A very interesting story from start to finish John. The good old Sunderland was a real beast and quite formidable for its size, especially in the hands of a good crew. I suspect it saw off many a villain thus playing a major part in the Atlantic war.
Thank you, I’m glad you enjoyed the story which is not quite over yet! At least one war crime to come!
Between them, the Sunderland and the Catalina, equipped with all the fancy new technology the boffins kept giving them, do seem to have been the primary agents in winning the Battle of the Atlantic.
The Germans did their share, too. I am currently watching a series called “War Factories” which tells the tale of how the two sides manufactured the weapons of war that they needed.

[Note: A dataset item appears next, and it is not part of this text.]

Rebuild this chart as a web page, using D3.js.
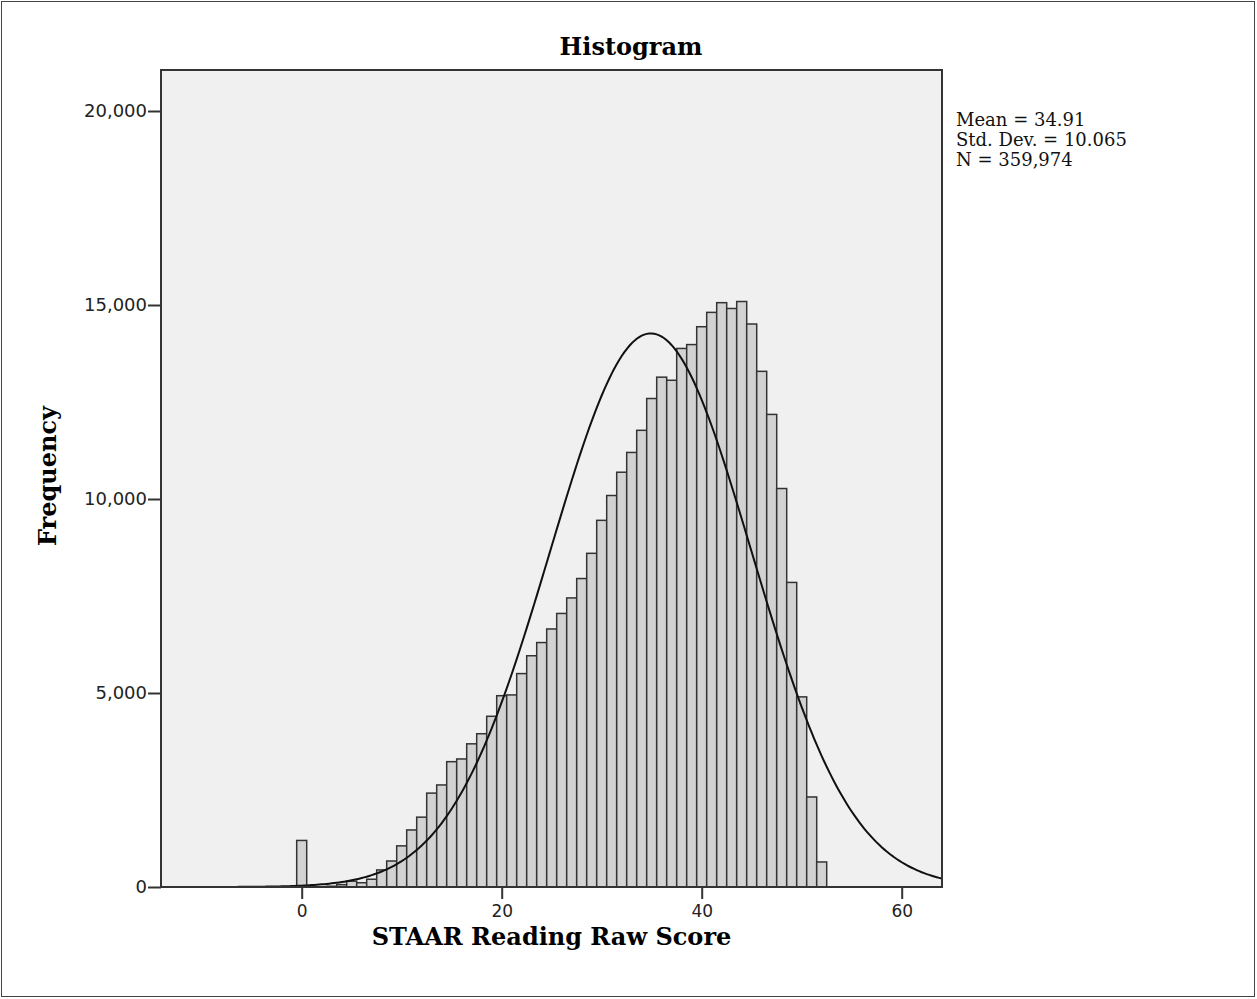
<!DOCTYPE html>
<html>
<head>
<meta charset="utf-8">
<script src="https://cdn.jsdelivr.net/npm/d3@7"></script>
<style>
  body { margin: 0; background: #fff; }
  svg { display: block; }
</style>
</head>
<body>
<svg id="chart" width="1257" height="999"></svg>
<script>
// raw score bins (width 1, centred on the score) and their counts
var scores = [0, 3, 4, 5, 6, 7, 8, 9, 10, 11, 12, 13, 14, 15, 16, 17, 18, 19, 20,
  21, 22, 23, 24, 25, 26, 27, 28, 29, 30, 31, 32, 33, 34, 35, 36, 37, 38, 39, 40,
  41, 42, 43, 44, 45, 46, 47, 48, 49, 50, 51, 52];
var freqs = [1200, 20, 60, 150, 110, 200, 440, 670, 1060, 1470, 1800, 2420, 2630, 3230, 3300, 3690, 3950, 4400, 4930,
  4950, 5500, 5960, 6300, 6650, 7050, 7450, 7950, 8600, 9450, 10090, 10690, 11200, 11770, 12590, 13140, 13060, 13880, 13980, 14440,
  14810, 15060, 14910, 15090, 14510, 13290, 12180, 10270, 7850, 4900, 2320, 645];

var yTicks = [0, 5000, 10000, 15000, 20000];
var xTicks = [0, 20, 40, 60];
var stats = ["Mean = 34.91", "Std. Dev. = 10.065", "N = 359,974"];
var mean = 34.91, sd = 10.065, n = 359974;

function drawChart() {
  var svg = d3.select("#chart");

  // outer frame of the output window
  svg.append("rect")
    .attr("x", 1.5).attr("y", 1.5)
    .attr("width", 1253).attr("height", 995)
    .attr("fill", "none").attr("stroke", "#444").attr("stroke-width", 1);

  var pLeft = 161, pRight = 942, pTop = 70, pBottom = 887;

  var x = d3.scaleLinear().domain([-14, 64]).range([pLeft + 0.7, pLeft + 780.7]);
  var y = d3.scaleLinear().domain([0, 20000]).range([pBottom, 111]);

  // plot background
  svg.append("rect")
    .attr("x", pLeft).attr("y", pTop)
    .attr("width", pRight - pLeft).attr("height", pBottom - pTop)
    .attr("fill", "#f0f0f0");

  // bars
  svg.append("g").selectAll("rect")
    .data(scores)
    .enter()
    .append("rect")
    .attr("x", function(d) { return x(d - 0.5); })
    .attr("width", function(d) { return x(d + 0.5) - x(d - 0.5); })
    .attr("y", function(d, i) { return y(freqs[i]); })
    .attr("height", function(d, i) { return pBottom - y(freqs[i]); })
    .attr("fill", "#d2d2d2")
    .attr("stroke", "#333")
    .attr("stroke-width", 1.5);

  // normal curve for the stated mean / sd / N
  var pts = d3.range(-14, 64.01, 0.25).map(function(v) {
    var z = (v - mean) / sd;
    return [v, n / (sd * Math.sqrt(2 * Math.PI)) * Math.exp(-0.5 * z * z)];
  });
  svg.append("path")
    .datum(pts)
    .attr("fill", "none")
    .attr("stroke", "#111")
    .attr("stroke-width", 2)
    .attr("d", d3.line().x(function(d) { return x(d[0]); }).y(function(d) { return y(d[1]); }));

  // plot frame
  svg.append("rect")
    .attr("x", pLeft).attr("y", pTop)
    .attr("width", pRight - pLeft).attr("height", pBottom - pTop)
    .attr("fill", "none").attr("stroke", "#333").attr("stroke-width", 2);

  // axes
  var yAxis = d3.axisLeft(y).tickValues(yTicks).tickSize(13).tickPadding(1)
    .tickFormat(d3.format(","));
  var gy = svg.append("g").attr("transform", "translate(" + pLeft + ",0)").call(yAxis);
  var xAxis = d3.axisBottom(x).tickValues(xTicks).tickSize(12).tickPadding(6)
    .tickFormat(d3.format("d"));
  var gx = svg.append("g").attr("transform", "translate(0," + pBottom + ")").call(xAxis);

  [gy, gx].forEach(function(g) {
    g.select(".domain").remove();
    g.selectAll("line").attr("stroke", "#333").attr("stroke-width", 2);
    g.selectAll("text")
      .attr("fill", "#222")
      .style("font-family", "DejaVu Sans, sans-serif")
      .style("font-size", "17px");
  });
  gy.selectAll("text").style("font-size", "18px");

  // titles
  svg.append("text")
    .attr("x", 631).attr("y", 55)
    .attr("text-anchor", "middle")
    .style("font-family", "DejaVu Serif, serif").style("font-weight", "bold").style("font-size", "24px")
    .text("Histogram");

  svg.append("text")
    .attr("x", (pLeft + pRight) / 2).attr("y", 945)
    .attr("text-anchor", "middle")
    .style("font-family", "DejaVu Serif, serif").style("font-weight", "bold").style("font-size", "24px")
    .text("STAAR Reading Raw Score");

  svg.append("text")
    .attr("transform", "translate(56,476) rotate(-90)")
    .attr("text-anchor", "middle")
    .style("font-family", "DejaVu Serif, serif").style("font-weight", "bold").style("font-size", "24px")
    .text("Frequency");

  // stats box
  svg.append("g").selectAll("text")
    .data(stats)
    .enter()
    .append("text")
    .attr("x", 956)
    .attr("y", function(d, i) { return 126 + i * 20; })
    .style("font-family", "DejaVu Serif, serif").style("font-size", "18px")
    .attr("fill", "#111")
    .text(function(d) { return d; });
}

drawChart();
</script>
</body>
</html>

German inefficiency and excessive red tape limited them to a maximum of forty U-boats in the whole Atlantic at any one time. They are really interesting programmes if you ever come across them.
I certainly have caught one or two and have others lined up ready to watch when time permits. It is a good series, very informative and quite an eye opener too!
I’m impressed by the depth of your research. The story reminds us that in the history of war, beneath the broad sweep of campaigns and battles there are the instances of individual endurance and heroism, and loss, which are otherwise so easily overlooked.
Thank you, Chris. What we tend to forget, I feel, is that those “instances of individual endurance and heroism” continue day by day right up to January 17th 2020.
You can get a copy of this book, “21st Century Courage: Stirring Stories of Modern British Heroes” by Mark Felton, for just 16 pence, and it is a very reassuring work which proves that everybody can be courageous when they are pushed, particularly by bullies. The heroes in this book are British, many of them women, many of them members of ethnic minorities, but they were all very much ready to put their lives on the line for our way of life.
We tend to forget that when adverts on TV say that a “hero” is somebody who delivers pizza when it is raining.